What the exercise asks:
Beneath this line are entries. Copy the range from the line with "Rebuild this chart" to the line with "var leaderIndex = 7;", ends included, exactly; leave pictures out.

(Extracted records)
---+---
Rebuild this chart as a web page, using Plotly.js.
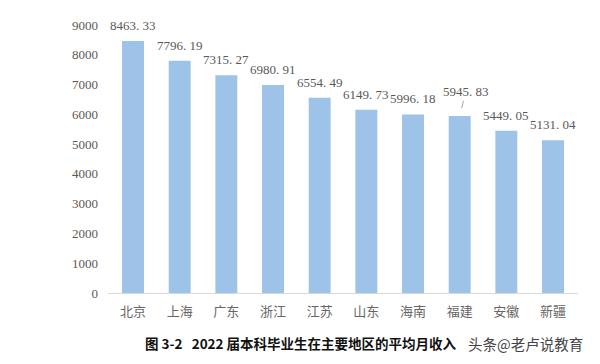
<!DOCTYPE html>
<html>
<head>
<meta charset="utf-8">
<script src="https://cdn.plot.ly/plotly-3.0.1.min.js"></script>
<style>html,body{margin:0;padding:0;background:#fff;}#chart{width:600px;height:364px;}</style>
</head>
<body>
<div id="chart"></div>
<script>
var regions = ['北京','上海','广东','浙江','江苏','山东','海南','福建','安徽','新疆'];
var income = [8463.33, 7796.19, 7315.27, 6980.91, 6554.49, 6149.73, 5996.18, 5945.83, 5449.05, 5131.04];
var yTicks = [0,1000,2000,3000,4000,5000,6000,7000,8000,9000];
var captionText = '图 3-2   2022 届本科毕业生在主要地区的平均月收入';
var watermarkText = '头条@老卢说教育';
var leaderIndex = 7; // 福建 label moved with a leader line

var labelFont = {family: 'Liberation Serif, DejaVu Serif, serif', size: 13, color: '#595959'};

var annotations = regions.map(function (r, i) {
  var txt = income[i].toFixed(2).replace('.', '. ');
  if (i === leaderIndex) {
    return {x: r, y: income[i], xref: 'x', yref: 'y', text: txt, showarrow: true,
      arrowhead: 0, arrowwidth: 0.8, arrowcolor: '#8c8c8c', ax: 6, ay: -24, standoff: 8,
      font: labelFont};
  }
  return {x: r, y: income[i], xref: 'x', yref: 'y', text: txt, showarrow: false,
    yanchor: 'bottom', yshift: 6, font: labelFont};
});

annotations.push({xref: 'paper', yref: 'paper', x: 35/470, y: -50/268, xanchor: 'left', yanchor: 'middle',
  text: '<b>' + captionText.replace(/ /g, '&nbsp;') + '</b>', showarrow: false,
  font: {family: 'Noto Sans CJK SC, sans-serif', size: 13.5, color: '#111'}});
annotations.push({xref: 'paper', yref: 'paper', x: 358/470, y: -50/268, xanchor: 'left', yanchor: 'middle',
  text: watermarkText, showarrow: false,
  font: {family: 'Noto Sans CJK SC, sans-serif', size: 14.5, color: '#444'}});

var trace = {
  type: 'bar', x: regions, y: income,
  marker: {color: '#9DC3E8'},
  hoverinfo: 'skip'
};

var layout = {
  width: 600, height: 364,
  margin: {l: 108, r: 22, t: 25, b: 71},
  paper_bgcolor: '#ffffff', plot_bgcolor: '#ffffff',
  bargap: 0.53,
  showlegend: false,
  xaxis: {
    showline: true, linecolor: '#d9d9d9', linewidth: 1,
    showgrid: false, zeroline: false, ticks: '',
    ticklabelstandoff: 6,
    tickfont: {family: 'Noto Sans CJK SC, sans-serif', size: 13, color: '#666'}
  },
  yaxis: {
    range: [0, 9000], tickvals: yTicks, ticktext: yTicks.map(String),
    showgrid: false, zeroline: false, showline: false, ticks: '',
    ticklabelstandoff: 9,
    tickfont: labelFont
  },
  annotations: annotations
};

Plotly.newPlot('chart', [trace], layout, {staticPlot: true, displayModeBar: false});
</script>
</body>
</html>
---+---
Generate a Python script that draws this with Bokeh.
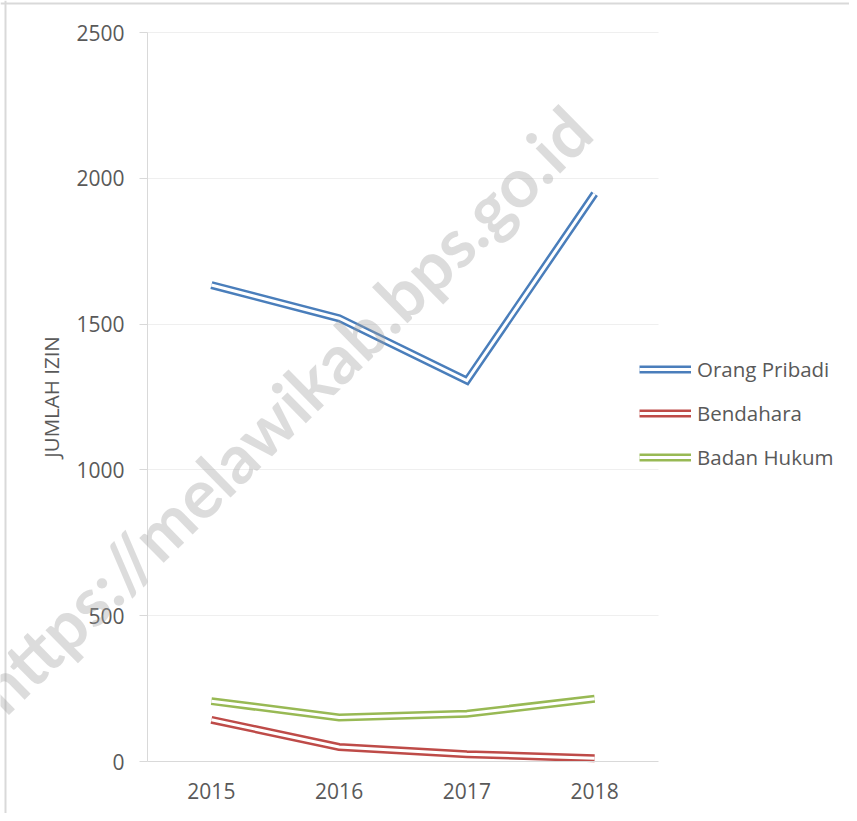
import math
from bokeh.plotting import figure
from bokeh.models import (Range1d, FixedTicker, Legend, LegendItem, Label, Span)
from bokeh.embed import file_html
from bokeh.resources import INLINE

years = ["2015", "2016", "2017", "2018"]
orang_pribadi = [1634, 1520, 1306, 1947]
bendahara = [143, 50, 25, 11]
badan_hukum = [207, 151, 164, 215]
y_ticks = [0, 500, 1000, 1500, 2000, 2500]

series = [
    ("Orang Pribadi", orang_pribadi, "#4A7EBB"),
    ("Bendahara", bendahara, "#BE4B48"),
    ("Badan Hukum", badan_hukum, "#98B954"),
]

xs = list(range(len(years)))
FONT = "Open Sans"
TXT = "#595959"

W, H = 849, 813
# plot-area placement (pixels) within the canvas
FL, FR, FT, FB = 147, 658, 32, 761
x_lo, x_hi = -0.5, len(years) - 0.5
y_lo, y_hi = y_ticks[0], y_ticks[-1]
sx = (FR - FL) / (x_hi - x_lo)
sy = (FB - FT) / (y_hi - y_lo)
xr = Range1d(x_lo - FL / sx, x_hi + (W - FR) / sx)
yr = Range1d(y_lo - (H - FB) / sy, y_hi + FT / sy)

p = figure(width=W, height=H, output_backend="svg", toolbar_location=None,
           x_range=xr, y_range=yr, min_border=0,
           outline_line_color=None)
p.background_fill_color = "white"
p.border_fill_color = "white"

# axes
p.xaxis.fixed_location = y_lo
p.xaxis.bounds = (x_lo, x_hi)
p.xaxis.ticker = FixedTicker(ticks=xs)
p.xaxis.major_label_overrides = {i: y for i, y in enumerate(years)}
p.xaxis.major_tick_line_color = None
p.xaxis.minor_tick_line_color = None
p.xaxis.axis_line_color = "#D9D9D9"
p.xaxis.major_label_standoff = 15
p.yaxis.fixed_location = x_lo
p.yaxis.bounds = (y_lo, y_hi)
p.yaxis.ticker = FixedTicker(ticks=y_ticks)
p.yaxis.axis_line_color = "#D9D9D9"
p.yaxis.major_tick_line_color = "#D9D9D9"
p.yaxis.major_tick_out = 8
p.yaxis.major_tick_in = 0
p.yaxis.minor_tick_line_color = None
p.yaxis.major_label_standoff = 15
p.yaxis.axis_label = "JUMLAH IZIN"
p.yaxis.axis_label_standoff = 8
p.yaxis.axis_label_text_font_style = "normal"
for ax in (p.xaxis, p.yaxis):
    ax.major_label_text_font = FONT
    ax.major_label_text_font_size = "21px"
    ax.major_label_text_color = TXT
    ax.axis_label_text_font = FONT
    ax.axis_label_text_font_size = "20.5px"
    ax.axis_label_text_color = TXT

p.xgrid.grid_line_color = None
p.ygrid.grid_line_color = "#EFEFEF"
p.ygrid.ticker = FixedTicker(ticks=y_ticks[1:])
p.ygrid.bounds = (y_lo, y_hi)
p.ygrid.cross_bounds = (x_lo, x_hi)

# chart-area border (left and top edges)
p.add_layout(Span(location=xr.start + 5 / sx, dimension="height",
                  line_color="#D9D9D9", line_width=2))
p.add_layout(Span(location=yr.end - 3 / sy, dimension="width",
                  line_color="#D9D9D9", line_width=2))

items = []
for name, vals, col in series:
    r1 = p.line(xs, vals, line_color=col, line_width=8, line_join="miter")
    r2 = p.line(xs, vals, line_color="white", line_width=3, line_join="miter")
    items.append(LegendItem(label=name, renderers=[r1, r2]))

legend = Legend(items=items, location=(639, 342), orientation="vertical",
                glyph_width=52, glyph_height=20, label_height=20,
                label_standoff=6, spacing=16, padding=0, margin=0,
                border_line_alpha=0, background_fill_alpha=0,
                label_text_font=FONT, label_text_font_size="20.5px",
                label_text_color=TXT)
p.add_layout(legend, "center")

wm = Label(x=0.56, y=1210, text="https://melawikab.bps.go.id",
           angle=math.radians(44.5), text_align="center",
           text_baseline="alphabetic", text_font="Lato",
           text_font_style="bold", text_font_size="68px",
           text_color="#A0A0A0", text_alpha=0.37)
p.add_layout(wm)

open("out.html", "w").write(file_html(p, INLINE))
---+---
Exercise result:
Rebuild this chart as a web page, using Plotly.js.
<!DOCTYPE html>
<html>
<head>
<meta charset="utf-8">
<script src="https://cdn.plot.ly/plotly-3.0.1.min.js"></script>
<style>html,body{margin:0;padding:0;background:#fff;}#chart{width:600px;height:364px;}</style>
</head>
<body>
<div id="chart"></div>
<script>
var regions = ['北京','上海','广东','浙江','江苏','山东','海南','福建','安徽','新疆'];
var income = [8463.33, 7796.19, 7315.27, 6980.91, 6554.49, 6149.73, 5996.18, 5945.83, 5449.05, 5131.04];
var yTicks = [0,1000,2000,3000,4000,5000,6000,7000,8000,9000];
var captionText = '图 3-2   2022 届本科毕业生在主要地区的平均月收入';
var watermarkText = '头条@老卢说教育';
var leaderIndex = 7; // 福建 label moved with a leader line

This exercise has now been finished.